LMI Explained: When to Pay It vs Avoid It

LMI Explained: When to Pay It vs Avoid It

First Home Buyers

Lenders Mortgage Insurance (LMI) protects the bank, not you. Yet you pay it. Understanding when it’s worth swallowing vs avoiding can save you tens of thousands.

What LMI Is

If you borrow more than 80% of property value (LVR > 80%), most lenders require LMI to protect themselves against default.

  • Cost: 1–4% of loan amount, depending on LVR and loan size
  • Paid: Once upfront (or capitalised into loan)
  • Refundable: No, ever
  • Tax-deductible: For investors, may be over 5 years; not for owner-occupiers

Approximate LMI Costs (2026)

For an $800,000 property, $720k loan (90% LVR):

  • LMI: ~$15,000–22,000

For a $600,000 property, $570k loan (95% LVR):

  • LMI: ~$22,000–28,000

The closer to 100% LVR, the steeper the percentage.

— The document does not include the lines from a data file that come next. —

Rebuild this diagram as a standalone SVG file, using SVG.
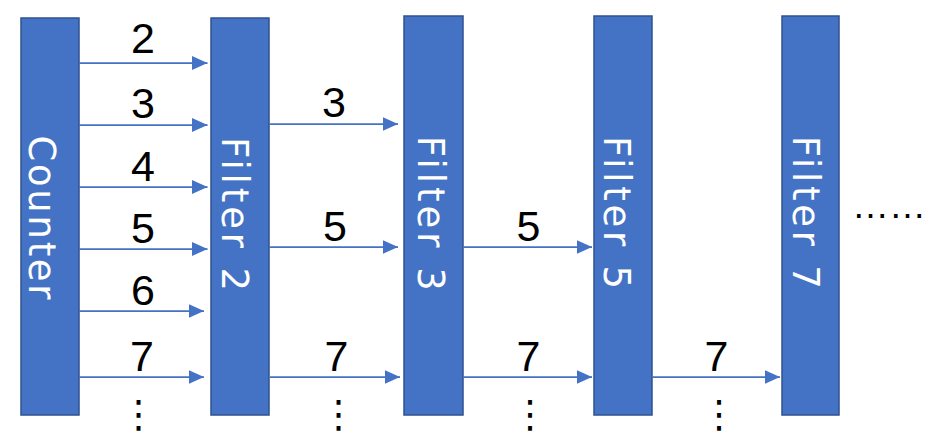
<svg xmlns="http://www.w3.org/2000/svg" width="944" height="444" viewBox="0 0 944 444">
  <style>
    .box { fill: #4472C4; stroke: #2F528F; stroke-width: 1.5; }
    .vlabel { font-family: "DejaVu Sans", "Liberation Sans", sans-serif; font-size: 37px; fill: #FFFFFF; text-anchor: middle; }
    .num { font-family: "Liberation Sans", Arial, sans-serif; font-size: 43px; fill: #000000; text-anchor: middle; }
    .vdots { font-family: "DejaVu Sans", sans-serif; font-size: 38px; fill: #000000; text-anchor: middle; }
    .hdots { font-family: "Liberation Sans", Arial, sans-serif; font-size: 37px; fill: #000000; }
    .arrow { stroke: #4472C4; stroke-width: 1.75; fill: none; marker-end: url(#head); }
  </style>
  <defs>
    <marker id="head" markerUnits="userSpaceOnUse" markerWidth="16" markerHeight="15" refX="15.5" refY="7" orient="auto">
      <path d="M0,0 L15.5,7 L0,14 z" fill="#4472C4"/>
    </marker>
  </defs>
  <rect width="944" height="444" fill="#FFFFFF"/>

  <g id="counter">
    <rect class="box" x="21" y="18" width="58" height="397"/>
    <text class="vlabel" transform="translate(29,217.5) rotate(90)" textLength="164" lengthAdjust="spacing">Counter</text>
  </g>
  <g id="filter2">
    <rect class="box" x="211" y="18" width="58" height="397"/>
    <text class="vlabel" transform="translate(222,214) rotate(90)" textLength="154" lengthAdjust="spacing">Filter 2</text>
  </g>
  <g id="filter3">
    <rect class="box" x="404" y="16" width="59" height="399"/>
    <text class="vlabel" transform="translate(418,213.3) rotate(90)" textLength="155" lengthAdjust="spacing">Filter 3</text>
  </g>
  <g id="filter5">
    <rect class="box" x="594" y="16" width="58" height="399"/>
    <text class="vlabel" transform="translate(603.5,212.5) rotate(90)" textLength="153" lengthAdjust="spacing">Filter 5</text>
  </g>
  <g id="filter7">
    <rect class="box" x="782" y="16" width="57" height="399"/>
    <text class="vlabel" transform="translate(793,212.3) rotate(90)" textLength="153" lengthAdjust="spacing">Filter 7</text>
  </g>

  <g id="connectors">
    <line class="arrow" x1="79" y1="63" x2="207.5" y2="63"/>
    <line class="arrow" x1="79" y1="125" x2="207.5" y2="125"/>
    <line class="arrow" x1="79" y1="187" x2="207.5" y2="187"/>
    <line class="arrow" x1="79" y1="249" x2="207.5" y2="249"/>
    <line class="arrow" x1="79" y1="311" x2="204" y2="311"/>
    <line class="arrow" x1="79" y1="377" x2="204" y2="377"/>

    <line class="arrow" x1="269" y1="124" x2="398" y2="124"/>
    <line class="arrow" x1="269" y1="247" x2="398" y2="247"/>
    <line class="arrow" x1="270" y1="377" x2="400" y2="377"/>

    <line class="arrow" x1="463" y1="247" x2="592" y2="247"/>
    <line class="arrow" x1="463" y1="377" x2="592" y2="377"/>

    <line class="arrow" x1="652" y1="377" x2="780" y2="377"/>
  </g>

  <g id="labels">
    <text class="num" x="143" y="53">2</text>
    <text class="num" x="143" y="118">3</text>
    <text class="num" x="143" y="181">4</text>
    <text class="num" x="143" y="243">5</text>
    <text class="num" x="143" y="305">6</text>
    <text class="num" x="142" y="371">7</text>

    <text class="num" x="334" y="117">3</text>
    <text class="num" x="335" y="241">5</text>
    <text class="num" x="336.5" y="371">7</text>

    <text class="num" x="528.5" y="241">5</text>
    <text class="num" x="528.5" y="371">7</text>

    <text class="num" x="716.5" y="371">7</text>

    <text class="vdots" x="138.5" y="427">⋮</text>
    <text class="vdots" x="338.5" y="427">⋮</text>
    <text class="vdots" x="530" y="427">⋮</text>
    <text class="vdots" x="719" y="427">⋮</text>

    <text class="hdots" x="852" y="218">……</text>
  </g>
</svg>
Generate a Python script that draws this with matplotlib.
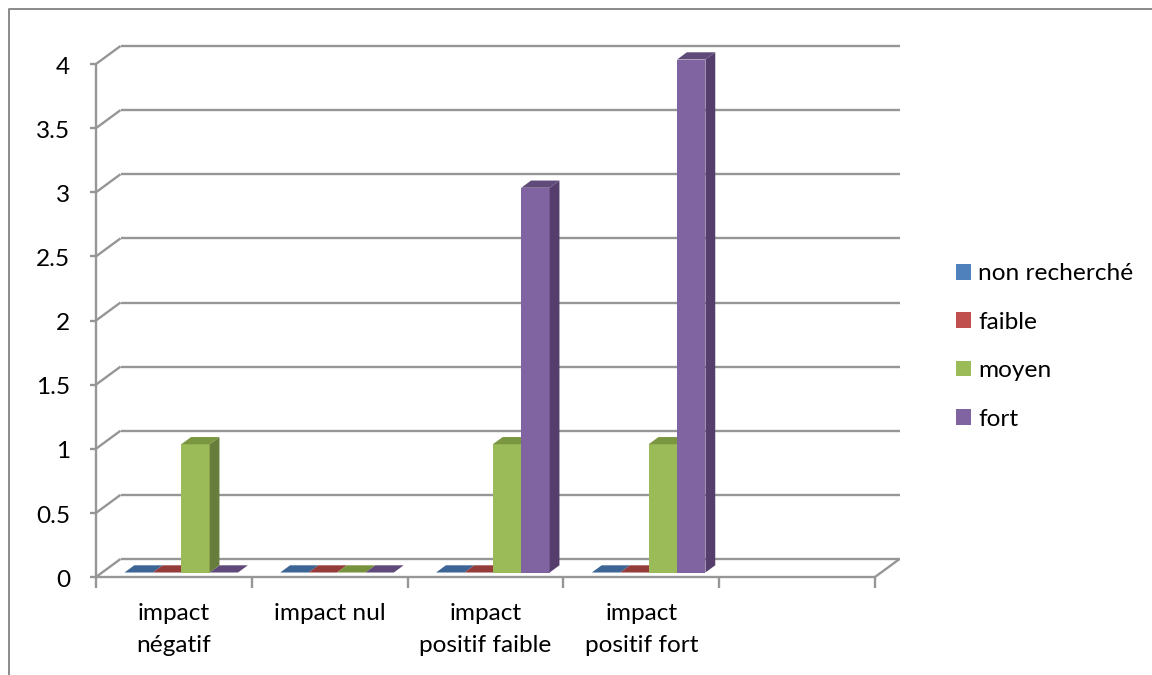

When Paying LMI Makes Sense

  • You’d lose more by waiting for a 20% deposit (rapidly rising market)
  • You can’t realistically save another 5–10% before prices increase further
  • Your career is on an upward trajectory with strong income growth coming
  • The property is significantly underpriced and unlikely to stay so

When LMI Is a Mistake

  • You could comfortably wait 6–12 months to save the remaining deposit
  • The property is in a flat market
  • You’re stretching every cent to qualify
  • You’re in a buyer’s market with falling prices

Ways to Avoid LMI Entirely

1. Government Schemes:

  • First Home Guarantee: Government guarantor up to 15% deposit gap. Limited spots.
  • Family Home Guarantee: For single parents, 2% deposit possible.
  • Regional First Home Buyer Guarantee: Regional areas, same idea.

2. Family Guarantee Loans: Your parent uses their home equity as additional security. You can borrow 100%+ without LMI. Risk: parents are on the hook if you default.

3. Professional LMI Waivers: Doctors, lawyers, accountants, engineers above income thresholds can borrow up to 95% with no LMI. Lender-specific.

4. First Home Super Saver Scheme: Use voluntary super contributions (tax-favorable) to grow your deposit faster. Limited but useful.

The 5-Year Hold Math

LMI of $15,000 on a property growing 5% annually for 5 years:

  • Property gain: ~$220,000 on $800k
  • LMI cost: $15,000 (~7% of gain)

If you’d waited 2 years to save the deposit, you’d miss ~$80,000 of growth. LMI was actually cheap.

But in flat/declining markets, the math flips entirely.

⚠️ Reality Check: LMI is structurally rigged for lenders. But sometimes “rigged” doesn’t mean “wrong choice for you.”